After analyzing the data, my short answers for these questions are 'not so small', and 'no'.
For the analysis I used openings from the following stages:
- Season 6 stage 3 - 112 games
- Season 6 stage 4 - 96 games
- Season 6 superfinal - 64 games
- Season 7 stage 3 - 112 games
- Season 7 stage4 - 72 games
- Season 7 superfinal - 64 games
- Season 8 stage 3 - 90 games
- Season 8 superfinal - 100 games
- Season 9 stage 3 - 224 games
- Season 9 superfinal - 100 games
- Season 10 stage2 - 112 games
- Season 10 superfinal - 100 games
In the analysis I use the term entropy of a distribution, though the number I calculate is exp(entropy) as it is defined normally. Without going into detail I use this as the effective size of a set of elements with a finite probability distribution. A set of size n with a uniform distribution has an entropy of n, if most of the distribution is concentrated on one element the entropy is close to 1.
When considering ECO codes and opening names you should always keep in mind that the engines playing can influence these, especially when the book sequence is relatively short. For Cato's favorite length of 16 plys the opening is almost always determined by the book. So, mostly Cato's fault as it should be.
ECO, first letter
Entropy = 4.92
Close to a uniform distribution, some preference to Sicilians and flank openings, closed games a little under-represented.
ECO, full code
There are 500 different ECO codes. The entropy of the ECO codes in the list is 246.9, covering 312 different codes out of the possible 500. The most frequent ECO codes are
- B90 Sicilian Najdorf, 20 times
- B12 Caro-Kann defense, 14 times
- B80 Sicilian Scheveningen, 14 times
- C02 French advance, 14 times
- C45 Scotch, 14 times
In the under-represented openings we find:
- Gruenfeld defense (D80-D99), only 7/20 codes represented.
- King's Gambit (C30-C39), 4/10 represented.
- Ruy Lopez (C60-C99), 19/40 represented.
Opening, full name
Analyzing the full opening names including opening variants, we find there is a much more uniform distribution. The entropy is 573.3, with 618 distinct openings. The most repeated opening variants are:
- Dutch: 2.c4 Nf6 3.g3 e6 5.Nf3 d5 6.O-O Bd6, 8 times
- Trompowsky: 2...Ne4 3.Bf4 c5 4.f3 Qa5+ 5.c3 Nf6 6.d5, 8 times
- Neo-Grֳuenfeld: Alekhine's, 7.Be3 O-O, 6 times
- Pirc: 4.Be3, 150 Attack, 6 times
- Sicilian: Kan, Polugaevsky, 6.Nb3 Ba7, 6 times
- Sicilian: Najdorf, 6.f3, 6 times
If we look at the full book sequences, there are 618 distinct sequences out of 623 game pairs, with entropy 616.3. Only 5 book sequences are repeated in two game pairs.
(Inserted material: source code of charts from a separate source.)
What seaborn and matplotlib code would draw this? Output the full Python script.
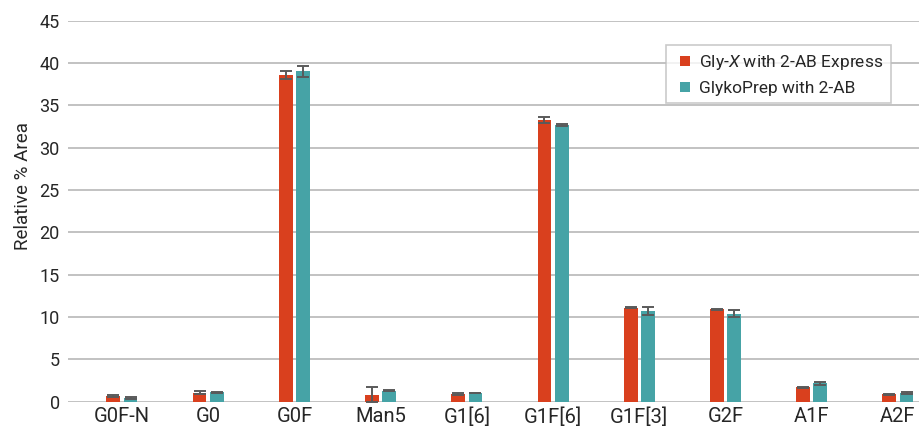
import matplotlib
matplotlib.use("Agg")
import matplotlib.pyplot as plt
from matplotlib.lines import Line2D
import seaborn as sns
import pandas as pd

# Relative peak areas of released N-glycans for two sample-prep workflows
glycans = ["G0F-N", "G0", "G0F", "Man5", "G1[6]", "G1F[6]", "G1F[3]", "G2F", "A1F", "A2F"]
methods = ["Gly-$\\it{X}$ with 2-AB Express", "GlykoPrep with 2-AB"]
glyx_mean = [0.67, 1.08, 38.6, 0.83, 0.9, 33.25, 11.1, 10.9, 1.7, 0.86]
glyx_sd = [0.08, 0.15, 0.45, 0.85, 0.1, 0.35, 0.05, 0.1, 0.05, 0.05]
glyko_mean = [0.45, 1.1, 39.0, 1.32, 1.03, 32.7, 10.7, 10.4, 2.15, 1.06]
glyko_sd = [0.1, 0.08, 0.6, 0.1, 0.05, 0.08, 0.5, 0.4, 0.2, 0.12]
yticks = [0, 5, 10, 15, 20, 25, 30, 35, 40, 45]

red = "#D9401E"
teal = "#46A3A6"
ink = "#262626"

sns.set_theme(style="white")
plt.rcParams["font.family"] = ["Roboto", "DejaVu Sans"]
plt.rcParams["mathtext.fontset"] = "custom"
plt.rcParams["mathtext.it"] = "Roboto:italic"
plt.rcParams["mathtext.rm"] = "Roboto"

df = pd.DataFrame({
    "glycan": glycans * 2,
    "method": [methods[0]] * len(glycans) + [methods[1]] * len(glycans),
    "area": glyx_mean + glyko_mean,
})

fig = plt.figure(figsize=(9.19, 4.36), dpi=100)
ax = fig.add_axes([68 / 919, 1 - 401.7 / 436, 1 - 68 / 919, (401.7 - 20.7) / 436])

sns.barplot(data=df, x="glycan", y="area", hue="method", order=glycans,
            hue_order=methods, palette=[red, teal], width=0.4, gap=0.2,
            errorbar=None, saturation=1, linewidth=0, ax=ax, legend=False)

# Standard-deviation whiskers at each bar's centre
for container, sds in zip(ax.containers, [glyx_sd, glyko_sd]):
    for bar, sd in zip(container, sds):
        xc = bar.get_x() + bar.get_width() / 2
        ax.errorbar(xc, bar.get_height(), yerr=sd, fmt="none",
                    ecolor="#5A5A5A", elinewidth=1.4, capsize=4, capthick=1.4, zorder=3)

ax.set_ylim(0, 45)
ax.set_yticks(yticks)
ax.set_xlim(-0.626, 9.244)
ax.yaxis.grid(True, color="#BDBDBD", linewidth=1.3)
ax.set_axisbelow(True)
for s in ax.spines.values():
    s.set_visible(False)
ax.tick_params(axis="both", length=0, colors=ink)
ax.tick_params(axis="y", labelsize=13, pad=6)
ax.tick_params(axis="x", labelsize=14.5, pad=4)
ax.set_xlabel("")
ax.set_ylabel("Relative % Area", fontsize=13.5, color=ink)
ax.yaxis.set_label_coords(-0.042, 0.565)

handles = [Line2D([], [], linestyle="none", marker="s", markersize=6.5,
                  markerfacecolor=c, markeredgewidth=0) for c in (red, teal)]
leg = ax.legend(handles, methods, loc="upper right",
                bbox_to_anchor=(891 / 919, 1 - 45 / 436),
                bbox_transform=fig.transFigure, frameon=True, fancybox=False,
                edgecolor="#BDBDBD", fontsize=12.5, handlelength=1.35,
                handletextpad=0.1, borderpad=0.45, labelspacing=0.5,
                borderaxespad=0)
leg.get_frame().set_linewidth(1.2)
for t in leg.get_texts():
    t.set_color(ink)

fig.savefig("out.png", dpi=100)
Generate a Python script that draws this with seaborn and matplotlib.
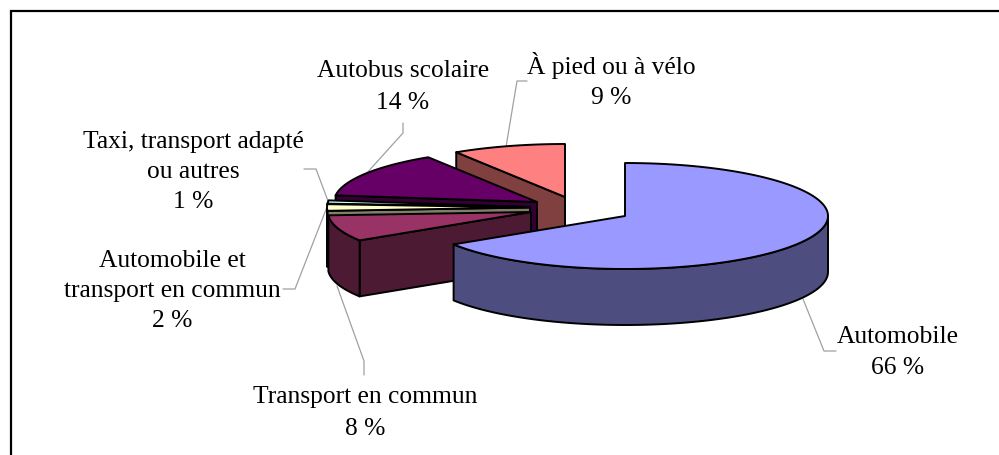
import numpy as np
import matplotlib
matplotlib.use("Agg")
import matplotlib.pyplot as plt
import seaborn as sns

categories = ["Automobile", "Transport en commun", "Automobile et\ntransport en commun",
              "Taxi, transport adapté\nou autres", "Autobus scolaire", "À pied ou à vélo"]
values = [66, 8, 2, 1, 14, 9]
colors = ["#9999FF", "#993366", "#FFFFCC", "#CCFFFF", "#660066", "#FF8080"]

# layout (pixel space of the reference)
apex_x = [625, 531, 530, 530, 537, 565]
apex_y = [217, 213, 208.5, 208, 203, 198]
RX, RY, DEPTH = 203, 53, 56
label_x = [898, 365, 172, 193, 403, 611]
label_base = [343, 403, 267, 148, 77, 74]
label_step = [31, 32, 30, 30, 32, 30]
leaders = [
    [(803, 300), (824, 352), (836, 352)],
    [(337, 287), (364, 362), (364, 376)],
    [(327, 208), (295, 290), (283, 290)],
    [(328, 202), (316, 170), (304, 170)],
    [(366, 175), (403, 134), (403, 124)],
    [(506, 148), (517, 82), (527, 82)],
]

sns.set_theme(style="white")
plt.rcParams["font.family"] = ["Liberation Serif", "DejaVu Serif"]
palette = sns.color_palette(colors)

fig = plt.figure(figsize=(9.99, 4.56), dpi=100, facecolor="white")
ax = fig.add_axes([0, 0, 1, 1])
ax.set_xlim(0, 999)
ax.set_ylim(456, 0)
ax.axis("off")

# frame: only the left and top sides show in the reference
ax.plot([11, 11, 999], [456, 12, 12], color="black", lw=1.6, solid_joinstyle="miter", zorder=1)

edges = np.cumsum([0] + values) * 3.6


def rim(cx, cy, deg):
    t = np.radians(deg)
    return cx + RX * np.sin(t), cy - RY * np.cos(t)


style = dict(edgecolor="black", linewidth=1.4, joinstyle="round")
z = 2
# painted back to front: the slices run clockwise, so the last is farthest
for i in reversed(range(len(values))):
    a0, a1 = edges[i], edges[i + 1]
    cx, cy = apex_x[i], apex_y[i]
    top = np.array(palette[i])
    wall = top * 0.5
    # cut face seen from the front
    for deg, sign in ((a0, 1), (a1, -1)):
        if sign * np.sin(np.radians(deg)) < -1e-6:
            ex, ey = rim(cx, cy, deg)
            ax.fill([cx, ex, ex, cx], [cy, ey, ey + DEPTH, cy + DEPTH], facecolor=wall, zorder=z, **style)
            z += 1
    # outer wall on the near half
    lo, hi = max(a0, 90), min(a1, 270)
    if hi > lo:
        d = np.linspace(lo, hi, 120)
        x, y = rim(cx, cy, d)
        ax.fill(np.r_[x, x[::-1]], np.r_[y, y[::-1] + DEPTH], facecolor=wall, zorder=z, **style)
        z += 1
    # top face
    d = np.linspace(a0, a1, 200)
    x, y = rim(cx, cy, d)
    ax.fill(np.r_[cx, x], np.r_[cy, y], facecolor=top, zorder=z, **style)
    z += 1

for pts in leaders:
    xs, ys = zip(*pts)
    ax.plot(xs, ys, color="#a0a0a0", lw=0.9, zorder=1.5)

for name, v, lx, ly, step in zip(categories, values, label_x, label_base, label_step):
    lines = name.split("\n") + [f"{v} %"]
    for k, line in enumerate(lines):
        ax.text(lx, ly + k * step, line, ha="center", va="baseline", fontsize=18.4, color="black")

fig.savefig("out.png", dpi=100, facecolor="white")
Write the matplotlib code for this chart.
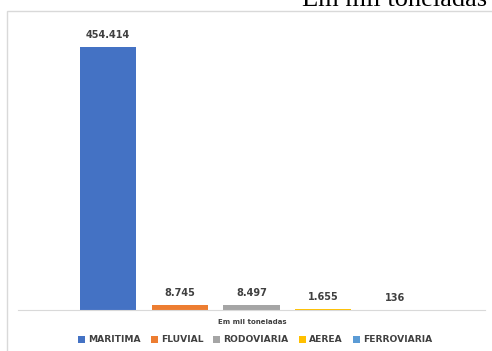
import matplotlib
matplotlib.use("Agg")
import matplotlib.pyplot as plt
from matplotlib.patches import Rectangle, Patch

categories = ["MARITIMA", "FLUVIAL", "RODOVIARIA", "AEREA", "FERROVIARIA"]
values = [454414, 8745, 8497, 1655, 136]
labels = ["454.414", "8.745", "8.497", "1.655", "136"]
colors = ["#4472C4", "#ED7D31", "#A5A5A5", "#FFC000", "#5B9BD5"]

W, H = 492, 351
fig = plt.figure(figsize=(W / 100, H / 100), dpi=100)
fig.patch.set_facecolor("white")

# chart border
fig.patches.append(Rectangle((7 / W, -0.1), 1.0, (H - 11) / H + 0.1,
                             transform=fig.transFigure, fill=False,
                             edgecolor="#D9D9D9", linewidth=1.0))

ax = fig.add_axes([18 / W, (H - 310) / H, (485 - 18) / W, (310 - 21) / H])
x = list(range(len(categories)))
bars = ax.bar(x, values, width=0.78, color=colors)
ax.set_xlim(-1.25, 5.25)
ax.set_ylim(0, 500000)
for s in ["top", "right", "left"]:
    ax.spines[s].set_visible(False)
ax.spines["bottom"].set_color("#D9D9D9")
ax.set_xticks([])
ax.set_yticks([])
ax.set_facecolor("none")

for xi, v, lab in zip(x, values, labels):
    ax.annotate(lab, (xi, v), xytext=(0, 5), textcoords="offset points",
                ha="center", va="bottom", fontsize=7, fontweight="bold",
                color="#404040")

fig.text(252 / W, 1 - 322 / H, "Em mil toneladas", ha="center", va="center",
         fontsize=5, fontweight="bold", color="#404040")

handles = [Patch(facecolor=c, edgecolor="none") for c in colors]
leg = fig.legend(handles, categories, loc="center", bbox_to_anchor=(255 / W, 1 - 340 / H),
                 ncol=5, frameon=False, handlelength=0.75, handleheight=0.75,
                 handletextpad=0.35, columnspacing=1.1,
                 prop={"weight": "semibold", "size": 6.6})
for t in leg.get_texts():
    t.set_color("#404040")

fig.text(487 / W, 1 - 6 / H, "Em mil toneladas", ha="right", va="baseline",
         fontsize=19, family="Liberation Serif", color="black")

fig.savefig("out.png", dpi=100)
I truncated the book sequences at fixed lengths to measure the expansion as the length increases. For short lengths I also list the most frequent sequences.
After 2 plys the entropy is only 12.74, a total of 34 sequences for 622 game pairs. The leading sequences are:
- 1. d4 Nf6, 24.4%
- 1. e4 c5, 18.2%
- 1. e4 e5, 10.3%
- 1. d4 d5, 10.1%
- 1. e4 e6 , 6.9%
- 1. d4 Nf6 2. c4 g6, 8.2%
- 1. e4 c5 2. Nf3 d6, 8.0%
- 1. e4 e5 2. Nf3 Nc6, 7.6%
- 1. d4 Nf6 2. c4 e6 , 7.1%
- 1. e4 e6 2. d4 d5, 6.1%
- 1. e4 c5 2. Nf3 d6 3. d4 cxd4, 6.8%
- 1. d4 Nf6 2. c4 g6 3. Nc3 Bg7, 4.8%
- 1. d4 Nf6 2. c4 e6 3. Nc3 Bb4, 3.4%
- 1. e4 e5 2. Nf3 Nc6 3. Bb5 a6, 3.4%
- 1. e4 c5 2. Nf3 e6 3. d4 cxd4, 3.2%
- 1. e4 c5 2. Nf3 Nc6 3. d4 cxd4, 3.2%
After 10 plys the entropy is 328.0, a total of 432 sequences for 587 game pairs.
After 12 plys the entropy is 442.5, a total of 487 sequences for 575 game pairs.
After 16 plys the entropy is 523.4, a total of 530 sequences for 543 game pairs.